Just go watch it for a fun 3hours and let your imagination run wild...

Well, I went. Sorry.

Thing is, it's the best of the four, the length works in its favor, the acting is great (for this type of film), the comic relief dies and is replaced by a MUCH BETTER one and, finally, it's MUCH closer to what a Transformers live-action movie should be.

Its main flaw, other than having the wrong director at the helm (imagine what C. Nolan could do or even Ridley Scott), is the same as the others: HORRIBLE editing. Get past that and it's great fun, but nothing more. 7/10.

Nope, it's actually a bomb called a "seed".
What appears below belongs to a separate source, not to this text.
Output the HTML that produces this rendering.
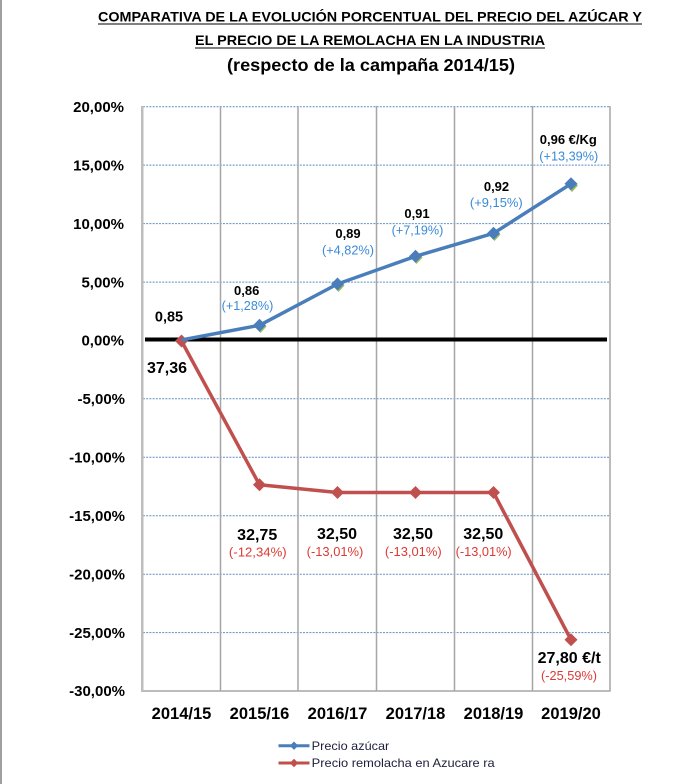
<!DOCTYPE html>
<html>
<head>
<meta charset="utf-8">
<style>
  html,body{margin:0;padding:0;background:#fff;}
  svg{display:block;}
  text{font-family:"Liberation Sans",Arial,sans-serif;}
</style>
</head>
<body>
<svg width="700" height="784" viewBox="0 0 700 784" xmlns="http://www.w3.org/2000/svg">
  <rect x="0" y="0" width="700" height="784" fill="#fff"/>
  <!-- left page border -->
  <rect x="0" y="0" width="2" height="784" fill="#a0a0a0"/>

  <!-- Title -->
  <text x="98" y="21.5" font-size="14" font-weight="bold" fill="#000" textLength="544" lengthAdjust="spacingAndGlyphs">COMPARATIVA DE LA EVOLUCIÓN PORCENTUAL DEL PRECIO DEL AZÚCAR Y</text>
  <line x1="98" y1="24" x2="642" y2="24" stroke="#000" stroke-width="1"/>
  <text x="195" y="45" font-size="14" font-weight="bold" fill="#000" textLength="350" lengthAdjust="spacingAndGlyphs">EL PRECIO DE LA REMOLACHA EN LA INDUSTRIA</text>
  <line x1="195" y1="48" x2="545" y2="48" stroke="#000" stroke-width="1"/>
  <text x="227" y="71" font-size="17.5" font-weight="bold" fill="#000" textLength="288" lengthAdjust="spacingAndGlyphs">(respecto de la campaña 2014/15)</text>

  <!-- Horizontal dotted grid -->
  <g stroke="#4f81bd" stroke-width="1" stroke-dasharray="2 1.2" opacity="0.9">
    <line x1="143" y1="106.7" x2="610" y2="106.7"/>
    <line x1="143" y1="165.1" x2="610" y2="165.1"/>
    <line x1="143" y1="223.6" x2="610" y2="223.6"/>
    <line x1="143" y1="282.1" x2="610" y2="282.1"/>
    <line x1="143" y1="398.8" x2="610" y2="398.8"/>
    <line x1="143" y1="457.3" x2="610" y2="457.3"/>
    <line x1="143" y1="515.7" x2="610" y2="515.7"/>
    <line x1="143" y1="574.2" x2="610" y2="574.2"/>
    <line x1="143" y1="632.6" x2="610" y2="632.6"/>
  </g>

  <!-- Vertical grid lines -->
  <g stroke="#a6a6a6" stroke-width="1.5">
    <line x1="220.5" y1="106" x2="220.5" y2="691"/>
    <line x1="298" y1="106" x2="298" y2="691"/>
    <line x1="376.5" y1="106" x2="376.5" y2="691"/>
    <line x1="454.5" y1="106" x2="454.5" y2="691"/>
    <line x1="532.5" y1="106" x2="532.5" y2="691"/>
    <line x1="610" y1="106" x2="610" y2="691.5"/>
    <line x1="142" y1="691" x2="610.5" y2="691"/>
  </g>
  <rect x="141" y="106" width="2.5" height="586" fill="#bdbdbd"/>

  <!-- Zero line -->
  <line x1="145" y1="339.5" x2="607" y2="339.5" stroke="#000" stroke-width="4"/>

  <!-- Y axis labels -->
  <g font-size="15" font-weight="bold" fill="#000" text-anchor="end">
    <text x="124" y="112">20,00%</text>
    <text x="124" y="170.4">15,00%</text>
    <text x="124" y="228.9">10,00%</text>
    <text x="124" y="287.4">5,00%</text>
    <text x="124" y="345.5">0,00%</text>
    <text x="125" y="404.1">-5,00%</text>
    <text x="125" y="462.6">-10,00%</text>
    <text x="125" y="521">-15,00%</text>
    <text x="125" y="579.5">-20,00%</text>
    <text x="125" y="637.9">-25,00%</text>
    <text x="125" y="696">-30,00%</text>
  </g>

  <!-- Category labels -->
  <g font-size="16.5" font-weight="bold" fill="#000" text-anchor="middle">
    <text x="181.5" y="719">2014/15</text>
    <text x="259.5" y="719">2015/16</text>
    <text x="337.5" y="719">2016/17</text>
    <text x="415.5" y="719">2017/18</text>
    <text x="493.5" y="719">2018/19</text>
    <text x="571" y="719">2019/20</text>
  </g>

  <!-- Red series -->
  <polyline points="181.5,341 259.5,484.8 337.5,492.5 415.5,492.5 493.5,492.5 571,639.8" fill="none" stroke="#c0504d" stroke-width="3.5" stroke-linejoin="round"/>
  <g fill="#c0504d">
    <polygon points="181.5,334.5 188,341 181.5,347.5 175,341"/>
    <polygon points="259.5,478.3 266,484.8 259.5,491.3 253,484.8"/>
    <polygon points="337.5,486 344,492.5 337.5,499 331,492.5"/>
    <polygon points="415.5,486 422,492.5 415.5,499 409,492.5"/>
    <polygon points="493.5,486 500,492.5 493.5,499 487,492.5"/>
    <polygon points="571,633.3 577.5,639.8 571,646.3 564.5,639.8"/>
  </g>

  <!-- Blue series -->
  <g fill="#9bbb59">
    <polygon points="260.5,320 266.5,326.5 260.5,333 254.5,326.5"/>
    <polygon points="338.5,279 344.5,285.5 338.5,292 332.5,285.5"/>
    <polygon points="416.5,251 422.5,257.5 416.5,264 410.5,257.5"/>
    <polygon points="494.5,228 500.5,234.5 494.5,241 488.5,234.5"/>
    <polygon points="572,179 578,185.5 572,192 566,185.5"/>
  </g>
  <polyline points="181.5,340 259.5,325.3 337.5,284 415.5,256.3 493.5,233.3 571,183.8" fill="none" stroke="#4a7ebb" stroke-width="3.5" stroke-linejoin="round"/>
  <g fill="#4a7ebb">
    <polygon points="259.5,318.8 266,325.3 259.5,331.8 253,325.3"/>
    <polygon points="337.5,277.5 344,284 337.5,290.5 331,284"/>
    <polygon points="415.5,249.8 422,256.3 415.5,262.8 409,256.3"/>
    <polygon points="493.5,226.8 500,233.3 493.5,239.8 487,233.3"/>
    <polygon points="571,177.3 577.5,183.8 571,190.3 564.5,183.8"/>
  </g>

  <!-- Blue labels -->
  <g font-weight="bold" fill="#000" text-anchor="middle">
    <text x="169" y="321.5" font-size="14.5">0,85</text>
    <text x="246.7" y="295" font-size="13">0,86</text>
    <text x="348" y="238" font-size="13">0,89</text>
    <text x="417" y="218" font-size="13">0,91</text>
    <text x="496.5" y="191" font-size="13">0,92</text>
    <text x="568.3" y="144" font-size="13">0,96 €/Kg</text>
  </g>
  <g font-size="12.5" fill="#3a8ad8" text-anchor="middle">
    <text x="247.5" y="310" textLength="51.6" lengthAdjust="spacingAndGlyphs">(+1,28%)</text>
    <text x="348" y="254.5" textLength="52" lengthAdjust="spacingAndGlyphs">(+4,82%)</text>
    <text x="417.5" y="234.5" textLength="51.6" lengthAdjust="spacingAndGlyphs">(+7,19%)</text>
    <text x="496.3" y="207" textLength="52.7" lengthAdjust="spacingAndGlyphs">(+9,15%)</text>
    <text x="568.8" y="160.5" textLength="59" lengthAdjust="spacingAndGlyphs">(+13,39%)</text>
  </g>

  <!-- Red labels -->
  <g font-weight="bold" fill="#000" text-anchor="middle" font-size="16">
    <text x="167" y="373">37,36</text>
    <text x="257.2" y="540">32,75</text>
    <text x="337" y="539">32,50</text>
    <text x="413" y="539">32,50</text>
    <text x="483.3" y="539">32,50</text>
    <text x="569.2" y="663">27,80 €/t</text>
  </g>
  <g font-size="12.5" fill="#dc3a35" text-anchor="middle">
    <text x="257.8" y="556.5" textLength="57.7" lengthAdjust="spacingAndGlyphs">(-12,34%)</text>
    <text x="335" y="556" textLength="56.7" lengthAdjust="spacingAndGlyphs">(-13,01%)</text>
    <text x="413.3" y="556" textLength="56.7" lengthAdjust="spacingAndGlyphs">(-13,01%)</text>
    <text x="483.7" y="556" textLength="56" lengthAdjust="spacingAndGlyphs">(-13,01%)</text>
    <text x="569" y="680" textLength="56" lengthAdjust="spacingAndGlyphs">(-25,59%)</text>
  </g>

  <!-- Legend -->
  <line x1="278.5" y1="745.7" x2="309.5" y2="745.7" stroke="#4a7ebb" stroke-width="3"/>
  <polygon points="294,741.5 298.2,745.7 294,749.9 289.8,745.7" fill="#4a7ebb"/>
  <line x1="278.5" y1="763" x2="309.5" y2="763" stroke="#c0504d" stroke-width="3"/>
  <polygon points="294,758.8 298.2,763 294,767.2 289.8,763" fill="#c0504d"/>
  <g font-size="12" fill="#1e1e3c">
    <text x="311.7" y="750" textLength="77.6" lengthAdjust="spacingAndGlyphs">Precio azúcar</text>
    <text x="311.7" y="767" textLength="183" lengthAdjust="spacingAndGlyphs">Precio remolacha en Azucare ra</text>
  </g>
</svg>
</body>
</html>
I'd rather see Transformers 4 with my 7-year old daughter (which I did) than Frozen (also did).

I want to see it again and I'm 40. Best movie of the summer so far, including X-Men.

Underused, overintroduced and badly so. On the plus side, Galvatron is in it and voiced by Frank Welker.

The last act of AOE, they destroy Chicago again. I found myself trying to count the deaths during these sequences. At one point there's a train/subway moving on elevated tracks and something throws a huge boat on that train, completely destroying the middle third of it. Did I mention it's a passenger train? Or a family car trying to escape and is instead crushed under Hound as he tries to evade enemy fire. In Hong Kong, in between apartment buildings, again Hound jumps and drops himself INTO a building like it was a bean bag, effectively destroying at least 2 dozen apartments that have, at no point, been evacuated. And I haven't even mention the carnage the Dinobots cause. Tens of thousands die in the battle of Hong Kong.

I agree with you 100% about Dredd. However that one was not for the younglings. loll

An action movie doesn't have to be stupid and badly made either. Case in point: Avengers, The Raid 2, Nolan's Batman.

I don't know if that's good or bad...

Same here! good old Cineworld Unlimited.
I saw it last night. Went in expecting lots of cars and explosions and an un-taxing plot - came out satisfied. If I want a film with an amazing plot I'll certainly not watch anything by Michael Bay!